** START **

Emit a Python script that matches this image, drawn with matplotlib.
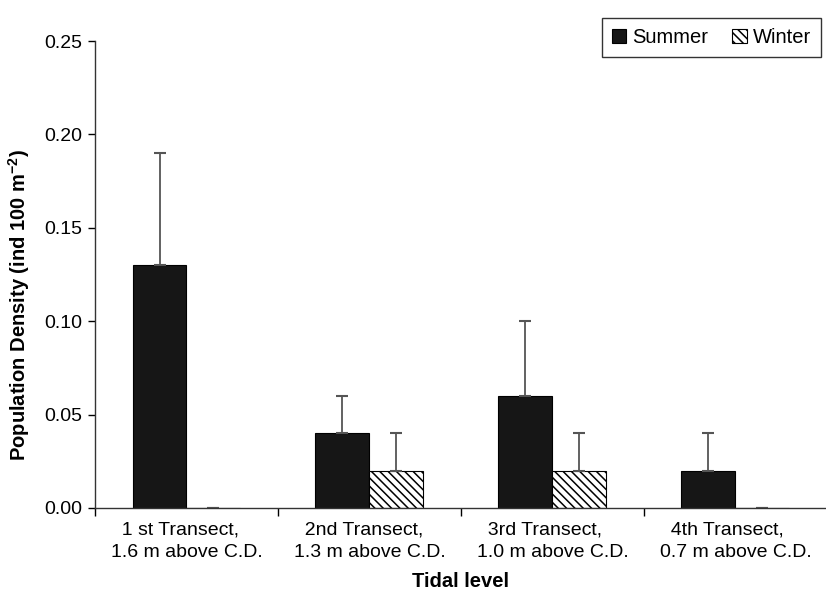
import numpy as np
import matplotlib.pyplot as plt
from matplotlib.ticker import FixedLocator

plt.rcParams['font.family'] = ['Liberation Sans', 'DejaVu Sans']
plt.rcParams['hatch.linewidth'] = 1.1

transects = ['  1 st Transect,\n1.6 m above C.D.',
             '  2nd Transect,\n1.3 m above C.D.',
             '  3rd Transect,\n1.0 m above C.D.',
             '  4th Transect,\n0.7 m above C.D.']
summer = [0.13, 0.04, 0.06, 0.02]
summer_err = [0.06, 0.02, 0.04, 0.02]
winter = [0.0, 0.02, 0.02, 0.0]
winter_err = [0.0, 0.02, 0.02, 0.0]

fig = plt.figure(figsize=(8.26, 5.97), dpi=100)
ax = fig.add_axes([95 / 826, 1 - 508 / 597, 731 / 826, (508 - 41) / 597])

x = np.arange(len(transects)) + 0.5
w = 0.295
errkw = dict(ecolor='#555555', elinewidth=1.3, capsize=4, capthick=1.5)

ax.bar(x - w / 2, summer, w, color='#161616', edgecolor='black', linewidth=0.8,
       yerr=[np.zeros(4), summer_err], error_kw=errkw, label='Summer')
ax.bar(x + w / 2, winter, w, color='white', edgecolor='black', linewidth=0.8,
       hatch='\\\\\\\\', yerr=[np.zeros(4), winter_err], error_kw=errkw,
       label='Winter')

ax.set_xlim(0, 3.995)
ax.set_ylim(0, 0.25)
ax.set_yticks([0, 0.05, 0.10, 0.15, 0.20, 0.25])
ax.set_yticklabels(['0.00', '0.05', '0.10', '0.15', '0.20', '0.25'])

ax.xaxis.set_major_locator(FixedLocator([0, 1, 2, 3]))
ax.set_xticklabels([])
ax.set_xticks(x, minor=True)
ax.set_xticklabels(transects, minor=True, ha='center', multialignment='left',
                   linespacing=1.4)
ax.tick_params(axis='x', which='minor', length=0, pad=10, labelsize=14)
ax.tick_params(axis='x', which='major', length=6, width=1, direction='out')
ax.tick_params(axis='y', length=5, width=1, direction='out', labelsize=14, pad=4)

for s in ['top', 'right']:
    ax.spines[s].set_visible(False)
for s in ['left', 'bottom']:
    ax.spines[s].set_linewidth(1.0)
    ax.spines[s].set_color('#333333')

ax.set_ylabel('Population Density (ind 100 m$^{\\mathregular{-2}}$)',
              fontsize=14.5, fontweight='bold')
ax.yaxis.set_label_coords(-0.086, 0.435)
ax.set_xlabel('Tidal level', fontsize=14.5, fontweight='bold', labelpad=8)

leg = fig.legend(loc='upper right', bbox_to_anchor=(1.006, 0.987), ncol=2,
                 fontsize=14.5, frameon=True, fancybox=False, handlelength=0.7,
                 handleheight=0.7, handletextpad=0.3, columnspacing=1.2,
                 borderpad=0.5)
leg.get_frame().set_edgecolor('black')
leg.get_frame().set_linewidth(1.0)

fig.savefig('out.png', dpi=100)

** END **

TASK TO CARRY OUT
Locate the lines above that contain "matplotlib" and copy them.

SOLUTION TO THIS PROBLEM
Emit a Python script that matches this image, drawn with matplotlib.
import matplotlib.pyplot as plt
from matplotlib.ticker import FixedLocator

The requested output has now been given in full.